Bloomfield Hills, Michigan, Sept. 15, 2020 — Cranbrook Art Museum opens two new exhibitions this month that will join the exhibition Shapeshifters: Transformations in Contemporary Art currently on display. The three exhibitions occupy the upper and lower galleries of the museum. The museum is now open late every Thursday until 8pm, with FREE admission all day. All visitors must preregister at cranbrookartmuseum.org.
Headspace: Jim Dine’s Glyptotek
Opened September 9, 2020
Inspired by a 1984 trip to Glyptothek, Munich’s museum dedicated to antique Greek and Roman sculpture, artist Jim Dine set out to create a book of prints inspired by the collection. He produced forty drawings uniquely designed to function as transparencies in the production of héliogravure prints, a printmaking process used to reproduce the earliest photographs. Dine’s prints exist both as individual works and as a collection, bound together in the oversized book, Glyptotek. According to Dine, each individual image in his Glyptotek can stand alone, but when viewed together they form a singular narrative “about learning from the Ancient World.”
Headspace pairs Dine’s prints with sculptural works by other artists from Cranbrook Art Museum’s permanent collection. These pieces from the twentieth century draw aesthetic parallels to Dine’s gestural renderings. Many of the selected busts mimic Dine’s ancient source material, while other works abstract the figure and reduce the form to a simple suggestion of what it represents.
Headspace: Jim Dine’s Glyptotek is organized by Cranbrook Art Museum and curated by Kat Goffnett, the Jeanne and Ralph Graham Collections Fellow, and features works gifted by George Francouer and Gerald Earles.
Detroit Printing Co-op: The Politics of the Joy of Printing
Opens September 16, 2020
The social activism of the 1960s and 1970s gave rise to an “underground press,” which provided an alternative way to publish writings on a variety of issues, including Black empowerment, the quest for civil liberties and workers’ rights, anti-Vietnam war sentiment, and critiques of capitalism. This loose collection of independent magazines, alternative newspapers, fringe book publishers, and printing cooperatives, helped democratize publishing by making the necessary equipment and processes available to ordinary citizens.
Detroit became a hub for such alternative thinking and publishing, both before and after the wake of the citizen uprisings against institutionalized anti-Black racism in 1967 as well as on the basis of its strong union presence in manufacturing. In 1969, a group of friends, including Fredy and Lorraine Perlman, purchased a used industrial printing press and set up shop in the city, eventually calling themselves the Detroit Printing Co-op.
Rejecting the convention of privately owned property, the Co-op made its press available for like-minded others to use, and printed paid commissions to help cover expenses. The Co-op’s activities included Fredy and Lorraine Perlman’s book imprint called Black & Red, which published Guy Debord’s seminal text, Society of the Spectacle; printing one of the era’s defining magazines, Radical America; and collaboration with members of Black Star, the publishing arm of the League of Revolutionary Black Workers, and Detroit’s influential anarchist newspaper Fifth Estate.
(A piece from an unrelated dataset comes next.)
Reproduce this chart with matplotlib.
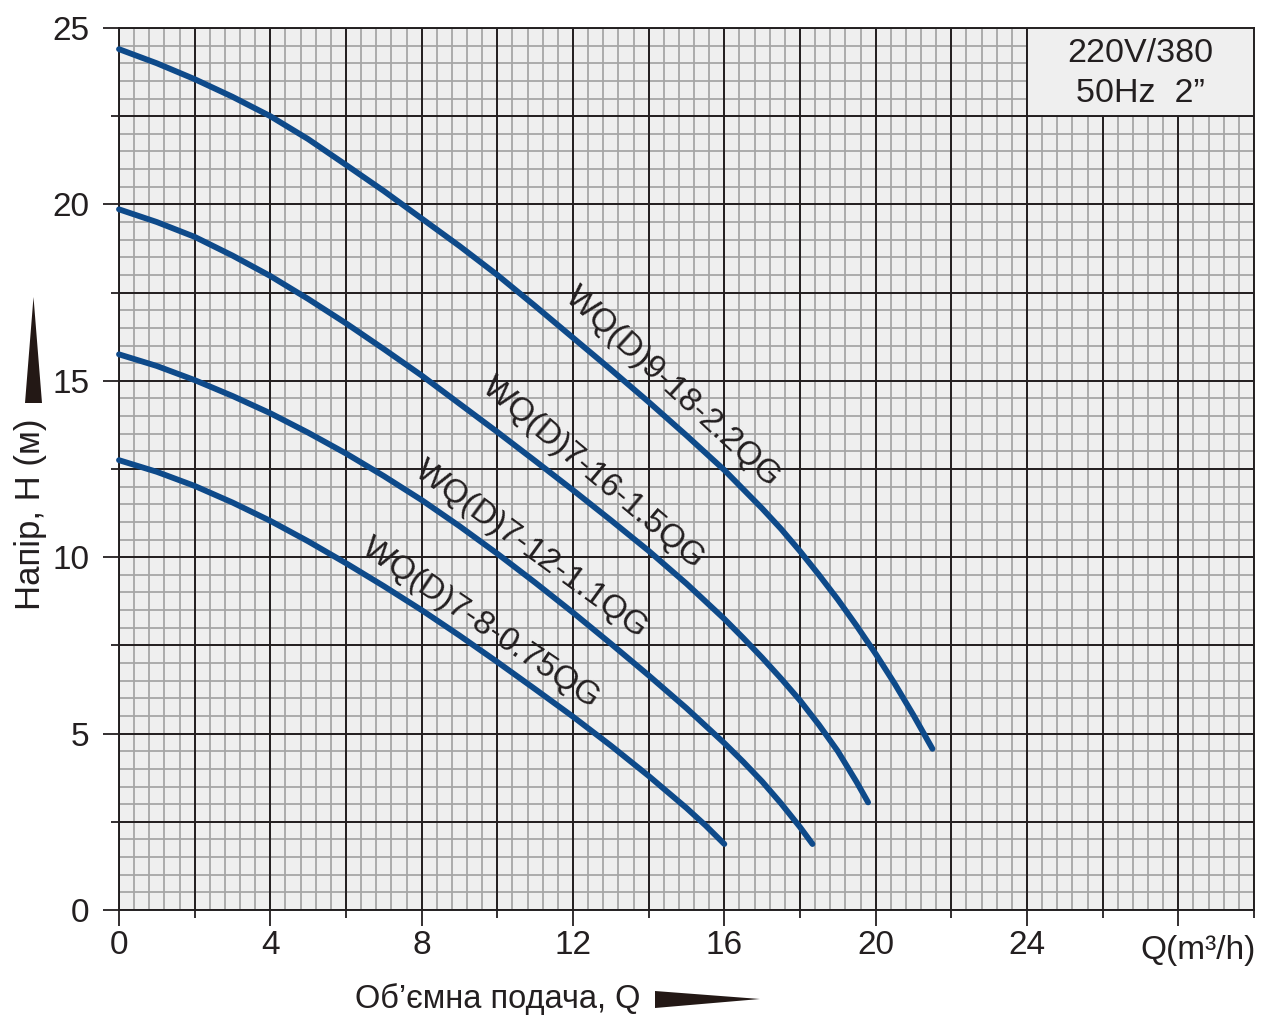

“Some have compared recent social events with those of the 1960s. This show helps us understand some of the many issues that they were grappling with more than 30 years ago through the lens of the Detroit Printing Co-op, a small but prolific producer of urgent community messages,” said Andrew Blauvelt, Director of Cranbrook Art Museum. “Although the content of the work is political and academic and very much of its time, what is most striking are the printing and graphic design experiments that still appear fresh and contemporary years later.”
The story of the Detroit Printing Co-op underscores the power of the press to voice dissent, organize communities of like-minded individuals, and to articulate a case for social change. In an era dominated by the printed word and graphic communications, the Detroit Printing Co-op offered a small but potent example of such power, one that finds echoes not only in some of today’s pressing social issues but also in the resurgent interest in self-publishing and alternative printing methods in an age of screen-based social media.
A fully illustrated, 240-page book (Los Angeles: Inventory Press, 2019) is available from the Cranbrook Art Museum shop.
Detroit Printing Co-op: The Politics of the Joy of Printing is based on a previous exhibition produced by 9338 Campau and subsequent research for a publication of the same title by Danielle Aubert, which was supported in part by the John S. and James L. Knight Foundation, Wayne State University, and AIGA. The exhibition was organized by Cranbrook Art Museum and was curated by Andrew Blauvelt and Danielle Aubert with exhibition design by Jon Geiger.